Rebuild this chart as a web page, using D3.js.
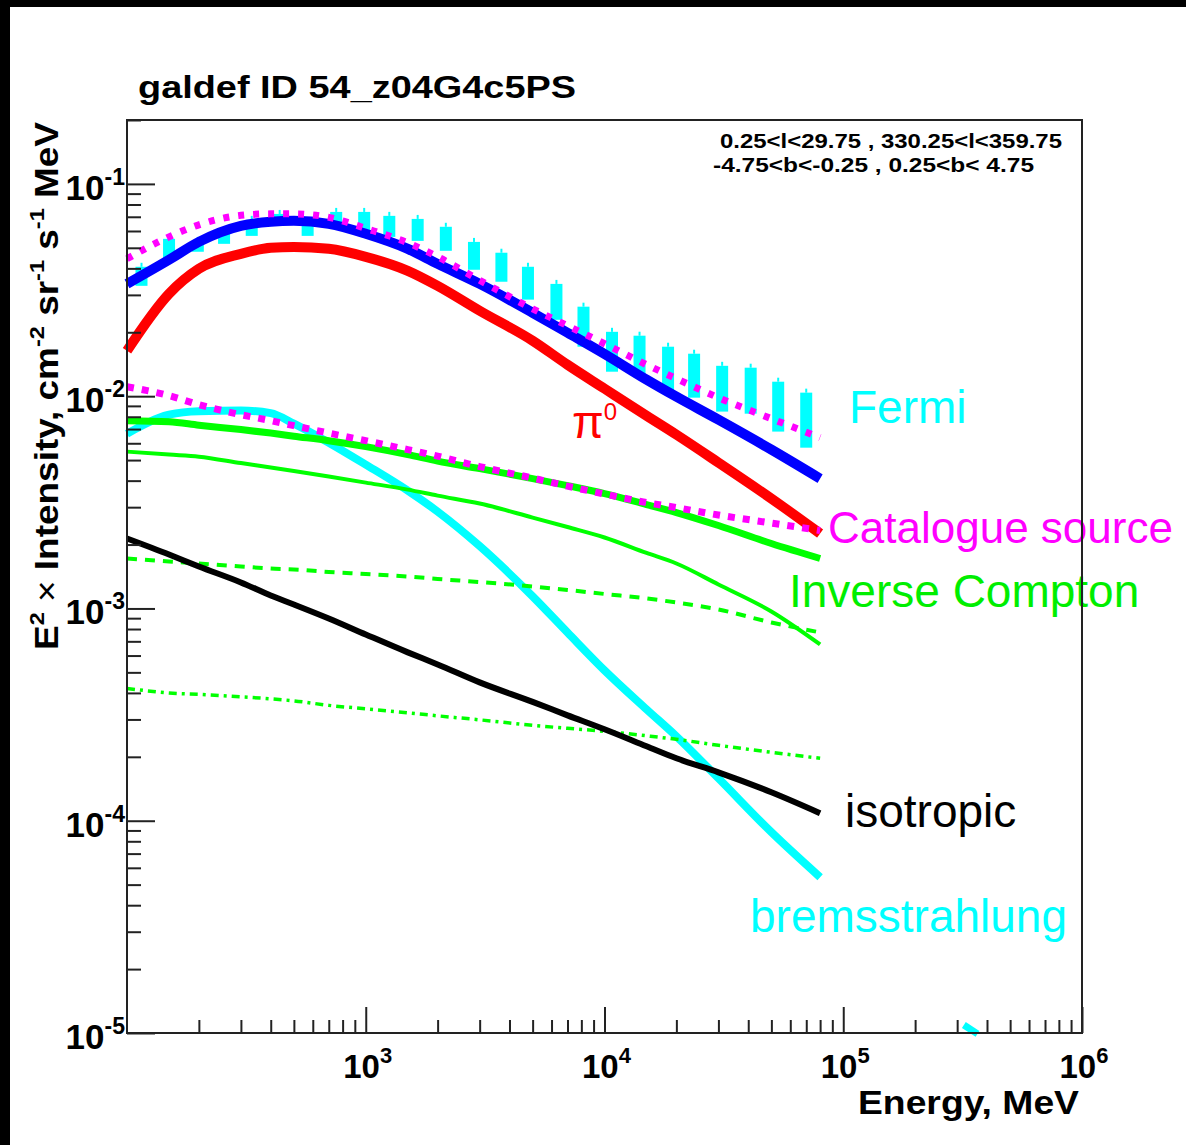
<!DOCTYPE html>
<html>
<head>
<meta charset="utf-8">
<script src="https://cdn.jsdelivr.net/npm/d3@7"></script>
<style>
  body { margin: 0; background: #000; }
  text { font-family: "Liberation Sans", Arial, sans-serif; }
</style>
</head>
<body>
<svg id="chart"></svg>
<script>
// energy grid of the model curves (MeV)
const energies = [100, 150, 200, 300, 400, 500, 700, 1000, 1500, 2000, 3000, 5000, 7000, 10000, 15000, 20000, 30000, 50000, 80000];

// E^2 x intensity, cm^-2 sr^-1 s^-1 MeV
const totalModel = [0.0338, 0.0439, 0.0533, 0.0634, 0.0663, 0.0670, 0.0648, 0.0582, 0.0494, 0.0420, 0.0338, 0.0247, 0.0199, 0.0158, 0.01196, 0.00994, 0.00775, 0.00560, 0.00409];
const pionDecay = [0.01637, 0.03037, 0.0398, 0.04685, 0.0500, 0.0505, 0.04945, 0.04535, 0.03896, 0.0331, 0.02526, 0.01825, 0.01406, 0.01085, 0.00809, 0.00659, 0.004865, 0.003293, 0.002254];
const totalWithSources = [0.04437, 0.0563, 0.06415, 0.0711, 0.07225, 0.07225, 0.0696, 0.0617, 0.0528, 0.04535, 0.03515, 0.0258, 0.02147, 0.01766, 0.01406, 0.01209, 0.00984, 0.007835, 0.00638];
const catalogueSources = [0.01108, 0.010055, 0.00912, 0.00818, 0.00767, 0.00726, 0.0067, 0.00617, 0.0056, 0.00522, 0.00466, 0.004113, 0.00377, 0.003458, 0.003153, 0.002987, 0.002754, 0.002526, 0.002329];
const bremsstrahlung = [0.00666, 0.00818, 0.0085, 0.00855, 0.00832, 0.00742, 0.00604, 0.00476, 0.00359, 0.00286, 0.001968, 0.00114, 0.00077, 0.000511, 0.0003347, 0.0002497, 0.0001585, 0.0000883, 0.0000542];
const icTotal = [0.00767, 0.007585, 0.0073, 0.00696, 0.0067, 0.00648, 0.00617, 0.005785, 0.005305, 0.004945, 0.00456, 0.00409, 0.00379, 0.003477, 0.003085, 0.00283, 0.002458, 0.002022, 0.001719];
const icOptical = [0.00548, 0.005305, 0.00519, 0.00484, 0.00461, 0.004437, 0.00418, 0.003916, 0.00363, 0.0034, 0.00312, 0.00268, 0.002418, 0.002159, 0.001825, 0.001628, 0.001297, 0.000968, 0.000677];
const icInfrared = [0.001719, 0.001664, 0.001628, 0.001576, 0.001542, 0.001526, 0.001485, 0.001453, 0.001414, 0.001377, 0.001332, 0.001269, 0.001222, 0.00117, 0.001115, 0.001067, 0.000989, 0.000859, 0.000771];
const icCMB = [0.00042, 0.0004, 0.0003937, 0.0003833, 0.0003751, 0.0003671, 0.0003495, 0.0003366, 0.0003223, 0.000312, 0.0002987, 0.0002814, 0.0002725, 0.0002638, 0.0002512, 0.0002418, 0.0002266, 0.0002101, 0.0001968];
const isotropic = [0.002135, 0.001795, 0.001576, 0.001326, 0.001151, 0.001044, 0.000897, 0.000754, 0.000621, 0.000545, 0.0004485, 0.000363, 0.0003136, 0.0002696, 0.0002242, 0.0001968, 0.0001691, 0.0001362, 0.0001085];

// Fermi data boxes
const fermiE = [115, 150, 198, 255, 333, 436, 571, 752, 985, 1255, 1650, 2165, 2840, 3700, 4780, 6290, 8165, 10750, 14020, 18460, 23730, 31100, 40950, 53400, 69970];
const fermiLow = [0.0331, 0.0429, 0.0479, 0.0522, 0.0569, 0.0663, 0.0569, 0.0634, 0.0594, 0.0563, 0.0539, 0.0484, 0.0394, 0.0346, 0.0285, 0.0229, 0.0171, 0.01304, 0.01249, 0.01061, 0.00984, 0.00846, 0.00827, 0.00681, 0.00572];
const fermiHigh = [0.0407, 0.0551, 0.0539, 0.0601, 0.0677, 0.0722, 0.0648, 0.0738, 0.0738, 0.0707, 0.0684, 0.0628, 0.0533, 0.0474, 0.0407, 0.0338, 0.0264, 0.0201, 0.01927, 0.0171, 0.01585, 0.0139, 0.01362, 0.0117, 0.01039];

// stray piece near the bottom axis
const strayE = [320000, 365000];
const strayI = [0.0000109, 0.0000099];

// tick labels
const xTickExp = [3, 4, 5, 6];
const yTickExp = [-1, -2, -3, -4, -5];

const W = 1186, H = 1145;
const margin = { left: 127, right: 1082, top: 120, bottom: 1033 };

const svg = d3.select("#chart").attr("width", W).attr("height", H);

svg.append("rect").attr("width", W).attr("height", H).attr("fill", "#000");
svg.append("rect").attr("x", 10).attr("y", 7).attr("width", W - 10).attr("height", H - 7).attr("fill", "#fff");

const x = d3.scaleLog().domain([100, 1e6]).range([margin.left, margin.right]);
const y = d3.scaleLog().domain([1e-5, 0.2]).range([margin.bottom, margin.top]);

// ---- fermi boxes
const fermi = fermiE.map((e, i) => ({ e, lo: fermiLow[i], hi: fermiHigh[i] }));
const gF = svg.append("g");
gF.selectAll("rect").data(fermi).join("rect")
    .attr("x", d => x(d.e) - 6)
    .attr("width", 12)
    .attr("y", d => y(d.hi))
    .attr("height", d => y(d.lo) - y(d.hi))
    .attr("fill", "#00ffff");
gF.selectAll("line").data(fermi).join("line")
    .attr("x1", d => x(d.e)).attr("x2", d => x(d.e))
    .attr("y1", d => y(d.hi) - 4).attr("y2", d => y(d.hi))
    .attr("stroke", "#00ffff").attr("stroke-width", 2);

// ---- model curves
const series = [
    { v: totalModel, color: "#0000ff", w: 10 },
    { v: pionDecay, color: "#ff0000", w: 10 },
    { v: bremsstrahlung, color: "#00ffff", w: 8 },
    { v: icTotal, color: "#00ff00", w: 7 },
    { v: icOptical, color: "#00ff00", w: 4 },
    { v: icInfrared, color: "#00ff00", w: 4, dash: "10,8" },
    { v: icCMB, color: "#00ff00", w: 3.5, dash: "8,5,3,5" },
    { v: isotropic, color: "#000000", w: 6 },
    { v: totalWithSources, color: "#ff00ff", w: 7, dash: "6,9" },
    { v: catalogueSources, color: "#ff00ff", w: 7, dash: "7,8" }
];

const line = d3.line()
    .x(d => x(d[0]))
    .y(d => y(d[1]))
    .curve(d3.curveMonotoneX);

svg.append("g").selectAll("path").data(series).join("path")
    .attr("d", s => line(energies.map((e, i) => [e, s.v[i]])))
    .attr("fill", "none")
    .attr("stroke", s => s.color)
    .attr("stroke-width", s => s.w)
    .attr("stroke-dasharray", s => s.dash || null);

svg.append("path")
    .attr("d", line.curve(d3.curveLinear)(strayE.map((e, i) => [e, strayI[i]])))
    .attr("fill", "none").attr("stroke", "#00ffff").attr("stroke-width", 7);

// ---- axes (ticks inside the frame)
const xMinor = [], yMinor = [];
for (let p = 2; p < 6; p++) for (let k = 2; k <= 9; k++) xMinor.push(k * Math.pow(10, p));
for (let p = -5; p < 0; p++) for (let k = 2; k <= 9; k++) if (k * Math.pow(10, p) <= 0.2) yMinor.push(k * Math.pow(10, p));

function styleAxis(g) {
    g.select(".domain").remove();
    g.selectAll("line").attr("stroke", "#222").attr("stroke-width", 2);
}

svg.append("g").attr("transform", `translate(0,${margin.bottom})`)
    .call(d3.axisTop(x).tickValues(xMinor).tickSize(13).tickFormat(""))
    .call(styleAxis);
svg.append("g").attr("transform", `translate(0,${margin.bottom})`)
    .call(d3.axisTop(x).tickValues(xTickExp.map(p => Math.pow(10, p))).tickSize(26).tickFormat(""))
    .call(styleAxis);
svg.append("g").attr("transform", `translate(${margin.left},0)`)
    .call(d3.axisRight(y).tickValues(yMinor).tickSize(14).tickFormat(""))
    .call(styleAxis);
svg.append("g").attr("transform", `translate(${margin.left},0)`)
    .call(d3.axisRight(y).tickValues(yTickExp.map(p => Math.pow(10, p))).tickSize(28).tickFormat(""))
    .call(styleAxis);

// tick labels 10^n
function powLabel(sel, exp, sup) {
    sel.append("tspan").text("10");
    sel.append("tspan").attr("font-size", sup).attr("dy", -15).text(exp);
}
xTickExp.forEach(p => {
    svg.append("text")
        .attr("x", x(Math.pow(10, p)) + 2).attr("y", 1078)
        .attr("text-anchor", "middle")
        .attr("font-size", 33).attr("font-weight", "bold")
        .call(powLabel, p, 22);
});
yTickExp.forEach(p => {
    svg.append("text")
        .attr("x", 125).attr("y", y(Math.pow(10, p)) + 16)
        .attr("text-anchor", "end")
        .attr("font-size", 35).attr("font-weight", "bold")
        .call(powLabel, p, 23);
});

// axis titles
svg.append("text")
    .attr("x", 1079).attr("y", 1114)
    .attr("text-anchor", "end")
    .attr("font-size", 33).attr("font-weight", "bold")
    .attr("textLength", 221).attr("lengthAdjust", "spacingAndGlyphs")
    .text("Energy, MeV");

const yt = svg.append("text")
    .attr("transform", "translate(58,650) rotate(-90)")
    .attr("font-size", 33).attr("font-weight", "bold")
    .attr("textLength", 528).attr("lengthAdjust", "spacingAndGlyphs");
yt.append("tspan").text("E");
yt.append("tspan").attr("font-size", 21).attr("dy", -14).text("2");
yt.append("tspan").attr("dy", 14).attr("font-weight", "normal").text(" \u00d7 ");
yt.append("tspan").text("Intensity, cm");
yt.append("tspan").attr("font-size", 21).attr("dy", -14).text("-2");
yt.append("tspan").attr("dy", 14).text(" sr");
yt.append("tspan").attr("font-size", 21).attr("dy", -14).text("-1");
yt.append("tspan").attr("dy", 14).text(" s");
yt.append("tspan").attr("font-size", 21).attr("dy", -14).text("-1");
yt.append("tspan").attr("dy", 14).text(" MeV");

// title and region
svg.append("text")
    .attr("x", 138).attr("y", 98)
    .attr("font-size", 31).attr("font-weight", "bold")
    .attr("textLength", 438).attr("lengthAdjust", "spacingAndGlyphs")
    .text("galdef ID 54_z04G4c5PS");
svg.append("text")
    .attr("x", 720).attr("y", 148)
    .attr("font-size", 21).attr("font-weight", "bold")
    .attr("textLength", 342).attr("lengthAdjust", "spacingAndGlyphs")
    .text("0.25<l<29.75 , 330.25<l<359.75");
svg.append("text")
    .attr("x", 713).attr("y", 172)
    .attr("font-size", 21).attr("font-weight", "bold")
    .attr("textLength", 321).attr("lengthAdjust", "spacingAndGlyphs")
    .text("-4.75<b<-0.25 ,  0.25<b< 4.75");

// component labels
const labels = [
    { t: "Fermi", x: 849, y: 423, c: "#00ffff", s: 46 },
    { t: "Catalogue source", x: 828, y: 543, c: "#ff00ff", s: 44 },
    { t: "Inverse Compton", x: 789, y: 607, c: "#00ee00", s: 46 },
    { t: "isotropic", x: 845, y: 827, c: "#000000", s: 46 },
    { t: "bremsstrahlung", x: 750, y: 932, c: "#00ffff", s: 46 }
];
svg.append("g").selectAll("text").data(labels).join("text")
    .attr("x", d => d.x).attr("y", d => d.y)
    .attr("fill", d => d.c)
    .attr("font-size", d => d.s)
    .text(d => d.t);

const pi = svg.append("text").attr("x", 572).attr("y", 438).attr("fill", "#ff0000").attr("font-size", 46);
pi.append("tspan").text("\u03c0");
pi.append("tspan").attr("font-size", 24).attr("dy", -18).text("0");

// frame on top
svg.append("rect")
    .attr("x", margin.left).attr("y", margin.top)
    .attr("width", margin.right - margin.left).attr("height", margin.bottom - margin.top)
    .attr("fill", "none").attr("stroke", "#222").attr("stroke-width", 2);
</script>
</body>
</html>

· · · ·

*WRITTEN TASK*: Restate only the lines running from the start of the material above through the line containing "30000, 50000, 80000];", ends included. No pictures.

*COMPLETE ANSWER*:
Rebuild this chart as a web page, using D3.js.
<!DOCTYPE html>
<html>
<head>
<meta charset="utf-8">
<script src="https://cdn.jsdelivr.net/npm/d3@7"></script>
<style>
  body { margin: 0; background: #000; }
  text { font-family: "Liberation Sans", Arial, sans-serif; }
</style>
</head>
<body>
<svg id="chart"></svg>
<script>
// energy grid of the model curves (MeV)
const energies = [100, 150, 200, 300, 400, 500, 700, 1000, 1500, 2000, 3000, 5000, 7000, 10000, 15000, 20000, 30000, 50000, 80000];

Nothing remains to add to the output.